One of the most moss-grown stones in the yard, though not one of the oldest, is a double one, two arches joined by a Siamese twin arrangement, and in memory of a husband and wife. The husband died in 1789, and under his name stands this strikingly matter-of-fact statement:—

“In health one night as heretofore,
He went to bed and rose no more;
Death lurks unseen, and who can say
He’s sure to live another day.”

The other half of the stone waited just ten years for its record of the widow’s death. A business-like view of such events must have been a family trait throughout that community, for they found nothing more tender or solemn to say of her, than—

“Death is a debt to nature due,
Which I have paid and so must you.”

By a round-about road through pine and beech woods, dark with the undergrowth of shining laurel, we wind down from the hill into the town below. We shall pass another curious burial-ground on our left. It is not enclosed; has no tombstones; and, so far as anybody knows, there have been no interments in it for thousands of years. The only traces of builders which are to be seen in it, are the marks of the teeth of beavers, who had dams in it when it was a pond.

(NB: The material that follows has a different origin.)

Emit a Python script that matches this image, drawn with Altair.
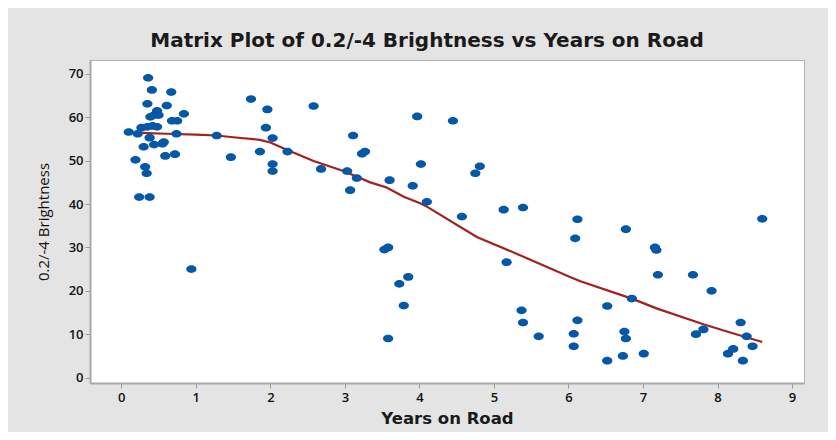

Now it is only a muck bed. The most distinguished, or, at any rate, the biggest person ever buried there, was an elephant. Two years ago, some Irish laborers dug part of him up. Even in a muck bed, among the Green Mountains, he was not any safer than he would have been in Trinity Church yard in New York; all they found of him—only forty inches of one tusk, to be sure—is on exhibition at the State Capitol, and has been mended with glue by the State Geologist.